Tuesday, July 28, 2009

The medical-industrial complex

Writing in The New York Times one doctor says that the rise in health care costs can be explained by the so-called "medical-industrial complex":
In the past, people sought health care because they were sick. Now the medical-industrial complex seeks patients. It encourages those with minor symptoms to be evaluated and urges those who feel well to get “checked” — just to make sure nothing is wrong.

So, if health is the absence of abnormality, the only way to know you are healthy is to become a customer.

But healthy people aren’t great customers; they’re like the people who pay off their entire credit card balance each month. The money is in those in whom an abnormality can be found.

The medical-industrial complex has made that relatively easy to do.

It develops diagnostic technologies able to find smaller and smaller abnormalities. So more and more of us are found to have damaged cartilage in our knees, bulging discs in our backs, and narrowed blood vessels throughout our bodies. And far too many are also found to have “spots” or “shadows” that are seldom significant but are said to be “worrisome.” So more and more of us have knee surgery, back surgery, angioplasty and more diagnostic investigation.

And the medical-industrial complex has another way to find more abnormalities: it simply narrows the definition of normal. Take blood pressure. In the past, relatively few were said to have abnormal blood pressure. Now a normal blood pressure is said to be below 120/80. This means that well over half the adult population of the United States is abnormal. The same is true for cholesterol. And although it involves a smaller portion of the population, narrower definitions of normal are expanding the number of people said to have diabetes and osteoporosis. So more and more of us are treated for these conditions.

Finding more abnormalities has been a great strategy for our industry.
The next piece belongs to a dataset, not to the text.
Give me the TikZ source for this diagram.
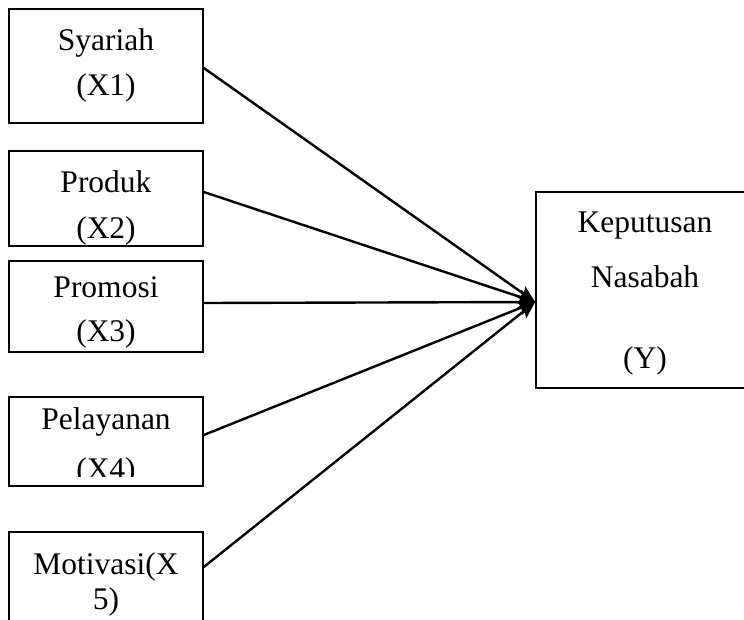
\documentclass[tikz,border=0pt]{standalone}
\usepackage{fontspec}
\setmainfont{Liberation Serif}
\usetikzlibrary{arrows.meta}
\begin{document}
\begin{tikzpicture}[x=1pt,y=-1pt,
  box/.style={draw=black,line width=1.6pt,rectangle,inner sep=0pt,fill=none},
  lbl/.style={anchor=base,inner sep=0pt,font=\fontsize{31.5}{36}\selectfont},
  conn/.style={line width=2.4pt,-{Stealth[length=17pt,width=14pt,inset=3pt]}}]
\useasboundingbox (0,0) rectangle (744,619);
\clip (0,0) rectangle (744,619);
% boxes
\node[box,minimum width=194pt,minimum height=114pt] (b1) at (106,66) {};
\node[box,minimum width=194pt,minimum height=95pt] (b2) at (106,198.5) {};
\node[box,minimum width=194pt,minimum height=91pt] (b3) at (106,306.5) {};
\node[box,minimum width=194pt,minimum height=89pt] (b4) at (106,441.5) {};
\node[box,minimum width=194pt,minimum height=120pt] (b5) at (106,592) {};
\node[box,minimum width=218pt,minimum height=196pt] (y) at (645,290) {};
% texts
\node[lbl] (t1a) at (106,50) {Syariah};
\node[lbl] (t1b) at (106,95) {(X1)};
\begin{scope}
\clip (10,152) rectangle (202,245);
\node[lbl] (t2a) at (106,192) {Produk};
\node[lbl] (t2b) at (106,238) {(X2)};
\end{scope}
\node[lbl] (t3a) at (106,297) {Promosi};
\node[lbl] (t3b) at (106,341) {(X3)};
\begin{scope}
\clip (10,398) rectangle (202,476);
\node[lbl] (t4a) at (106,429) {Pelayanan};
\node[lbl] (t4b) at (106,479) {(X4)};
\end{scope}
\node[lbl] (t5a) at (106,574) {Motivasi(X};
\node[lbl] (t5b) at (106,609) {5)};
\node[lbl] (ya) at (645,232) {Keputusan};
\node[lbl] (yb) at (645,287) {Nasabah};
\node[lbl] (yc) at (645,368) {(Y)};
% connectors
\coordinate (tip) at ([yshift=-12pt]y.west);
\draw[conn] ([yshift=-2pt]b1.east) -- (tip);
\draw[conn] ([yshift=6.5pt]b2.east) -- (tip);
\draw[conn] ([yshift=3.5pt]b3.east) -- (tip);
\draw[conn] ([yshift=6.5pt]b4.east) -- (tip);
\draw[conn] ([yshift=25pt]b5.east) -- (tip);
\end{tikzpicture}
\end{document}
But it has been a disaster for health-care costs.
While sounding sinister this is really no different than any other industry or product. Turn on the TV or open a magazine and you will see numerous advertisements for products that the producers assure you will improve your life immeasurably and are indispensable to a happy and complete life. But that doesn't mean we are forced to buy them. Rather we weigh their pros and cons, decide if they are worth the money and move along.

The real problem here is simply that too many consumers don't pay for the product. If they think that something might be wrong with them they demand treatment and expect their health insurance company to pay for it. Disconnected from the direct costs their decision-making is skewed.

Don't believe me? There is enormous pressure on people to not only feel good, but look good as well. Cosmetic surgery is a booming business, yet there is no cost explosion.

The real problem, yet again, is our over-reliance on health insurance.

1 comment:

Amber said...

You must be standing from a privileged position in order to say that the real problem is that too many people are too disconnected from their health insurance, and health costs. Thousands of Americans don't have health insurance at all or are under-insured. Sure, there are countless plastic surgeries and other drug enhancements that insurance companies could more ethically deem "optional" and decide not to pay for.

I would like to question your neo-liberal logic/discourse of choice. It's as big of a problem as the question of whether or the medical profession has been corrupted by market values.

If you have time, check out Annemarie Mol's book The Logic of Care: Health and The Problem of Patient Choice (2008). It's only 97 pages long. I would be interested to hear what you think.